Kris Bryant, Francisco Lindor, Carlos Correa, Aaron Judge, Gary Sanchez, Cody Bellinger, Corey Seager, Andrew Benintendi, Trea Turner and Noah Syndergaard are among the players who weren’t in MLB on Opening Day in 2015. 

Now, it will be nearly impossible to get halfway through a fantasy draft without each of those players off the board. 

Shohei Ohtani is going to be the first rookie off the board this year. His current average draft position is 97. There are other obvious candidates to have breakout debut seasons in 2018. 

Outfielder Lewis Brinson didn’t impress in his cup of coffee with the Milwaukee Brewers last season (.106/.236/.277). He was traded to the Miami Marlins as part of the Christian Yelich deal, all but assuring him a starting job on Opening Day. 

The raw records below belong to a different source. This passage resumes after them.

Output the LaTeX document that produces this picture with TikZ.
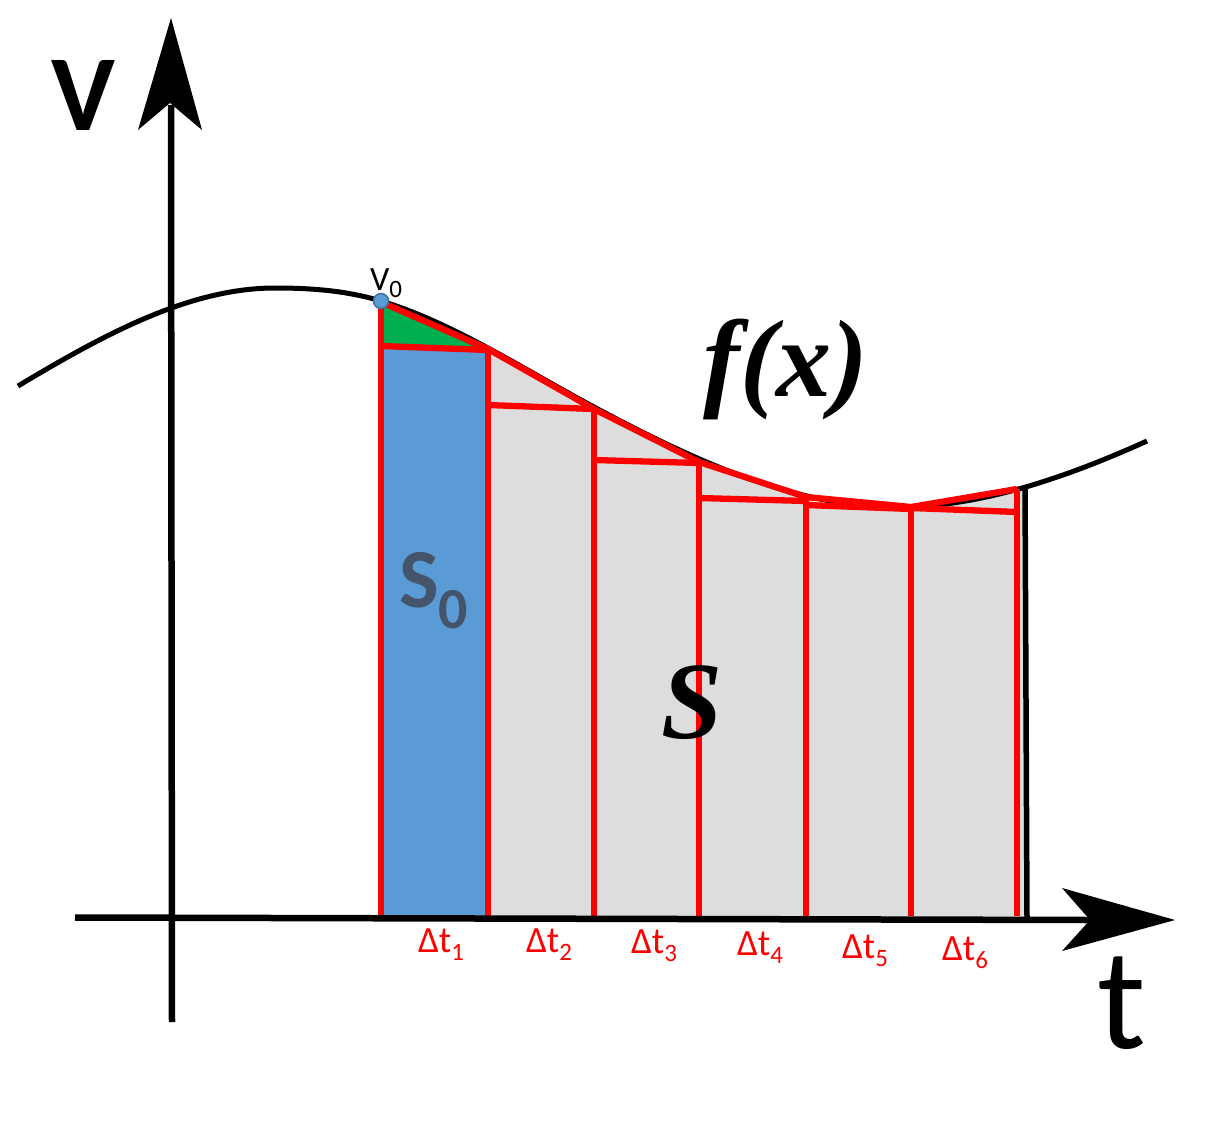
\documentclass[tikz,border=0pt]{standalone}
\usepackage{fontspec}
\setmainfont{Carlito}
\newfontfamily\timesf{Liberation Serif}
\definecolor{areagray}{HTML}{DDDDDD}
\definecolor{sblue}{HTML}{5B9BD5}
\definecolor{sgreen}{HTML}{00B050}
\definecolor{dotedge}{HTML}{41719C}
\definecolor{snavy}{HTML}{44546A}
\tikzset{
  axisline/.style={line width=6.5pt, black},
  curveline/.style={line width=5pt, black},
  redline/.style={line width=6.3pt, red},
  dtlabel/.style={text=red, anchor=base, inner sep=0pt, font=\fontsize{37}{37}\selectfont},
}
\newcommand{\dtl}[1]{Δt\raisebox{-8pt}{\fontsize{25}{25}\selectfont #1}}
\begin{document}
\begin{tikzpicture}[x=1pt,y=-1pt]
\useasboundingbox (0,0) rectangle (1206,1125);
\def\curvepath{(18,386) .. controls (103.7,334.6) and (189.3,288) .. (275,288)
  .. controls (310.3,288) and (345.7,290.4) .. (381,301)
  .. controls (452,322.3) and (523,369) .. (594,407)
  .. controls (699.3,463.3) and (804.7,511.2) .. (910,507)
  .. controls (989,503.8) and (1068,476.6) .. (1147,441)}
% gray area under the curve
\begin{scope}
  \clip (381,0) rectangle (1025,917);
  \fill[areagray] \curvepath -- (1147,917) -- (18,917) -- cycle;
\end{scope}
% blue rectangle and green triangle
\fill[sblue] (381,346) -- (488,350) -- (488,917) -- (381,917) -- cycle;
\fill[sgreen] (381,302) -- (381,346) -- (488,350) -- cycle;
% curve
\draw[curveline] \curvepath;
% right edge
\draw[line width=5.5pt] (1025,485) -- (1027,919);
% red vertical lines
\coordinate (p0) at (381,302);
\coordinate (p1) at (488,349);
\coordinate (p2) at (594,409);
\coordinate (p3) at (699,462);
\coordinate (p4) at (806,497);
\coordinate (p5) at (911,507);
\coordinate (p6) at (1017,489);
\foreach \i/\x in {0/381,1/488,2/594,3/699,4/806,5/911,6/1017}{
  \coordinate (b\i) at (\x,916);
  \draw[redline] (p\i) -- (b\i);
}
% chords
\draw[redline, line join=round] (p0) -- (p1) -- (p2) -- (p3) -- (p4) -- (p5) -- (p6);
% horizontal tops
\draw[redline] (381,346) -- (488,350);
\draw[redline] (488,405) -- (594,409);
\draw[redline] (594,460) -- (699,463);
\draw[redline] (699,498) -- (806,501);
\draw[redline] (806,505) -- (911,509);
\draw[redline] (911,508) -- (1017,512);
% axes
\coordinate (xs) at (75,917.5);
\coordinate (xe) at (1092,920);
\coordinate (ys) at (172,1022);
\coordinate (ye) at (171,105);
\draw[axisline] (xs) -- (xe);
\draw[axisline] (ys) -- (ye);
\fill[black] (171,18) -- (202,130) -- (170,103) -- (138,130) -- cycle;
\fill[black] (1175,920) -- (1062,951) -- (1090,920) -- (1062,888) -- cycle;
% V0 dot
\node[circle, fill=sblue, draw=dotedge, line width=1.5pt, minimum size=15pt, inner sep=0pt] (v0) at (381,301) {};
\node[anchor=base west, inner sep=0pt, font=\fontsize{34}{34}\selectfont] (v0lab) at (370,290) {V\raisebox{-7pt}{\fontsize{25}{25}\selectfont 0}};
% axis labels
\node[anchor=base, inner sep=0pt, font=\bfseries\fontsize{108}{108}\selectfont] (vlab) at (83,130) {V};
\node[anchor=base, inner sep=0pt, font=\fontsize{145}{145}\selectfont] (tlab) at (1122,1048) {t};
% f(x), S, S0
\node[anchor=base, inner sep=0pt, font=\timesf\bfseries\itshape\fontsize{110}{110}\selectfont] (fx) at (786,396) {f(x)};
\node[anchor=base, inner sep=0pt, font=\timesf\bfseries\itshape\fontsize{110}{110}\selectfont] (S) at (692,738) {S};
\node[anchor=base west, inner sep=0pt, text=snavy, font=\bfseries\fontsize{84}{84}\selectfont] (S0) at (399,607) {S\raisebox{-21pt}{\fontsize{58}{58}\selectfont 0}};
% delta t labels
\node[dtlabel] (d1) at (441,952) {\dtl{1}};
\node[dtlabel] (d2) at (549,952) {\dtl{2}};
\node[dtlabel] (d3) at (654,953) {\dtl{3}};
\node[dtlabel] (d4) at (760,955) {\dtl{4}};
\node[dtlabel] (d5) at (865,958) {\dtl{5}};
\node[dtlabel] (d6) at (965,960) {\dtl{6}};
\end{tikzpicture}
\end{document}
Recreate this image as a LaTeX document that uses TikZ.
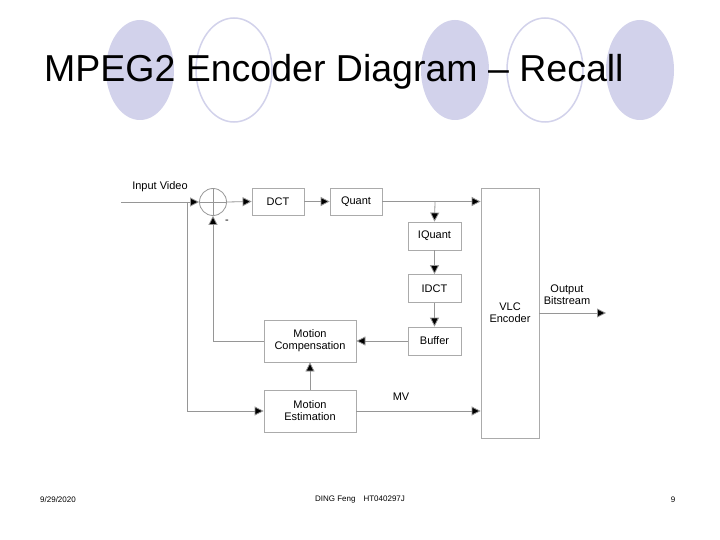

Outfielder Ronald Acuna,’s No. 2 prospect, went through three levels in the minors last season and posted a .325/.374/.522 slash line in 139 games, including 54 at Triple-A. The Atlanta Braves are still rebuilding and could delay the 20-year-old’s arbitration clock by not having him start in the big leagues. 

As enticing as it can be to bet on the new kids with all kinds of tools, there’s no reason to do it at the expense of valuable players with proven track records. Dexter Fowler isn’t the most dynamic player, but his .264/.363/.488 slash line last season would have Acuna owners salivating.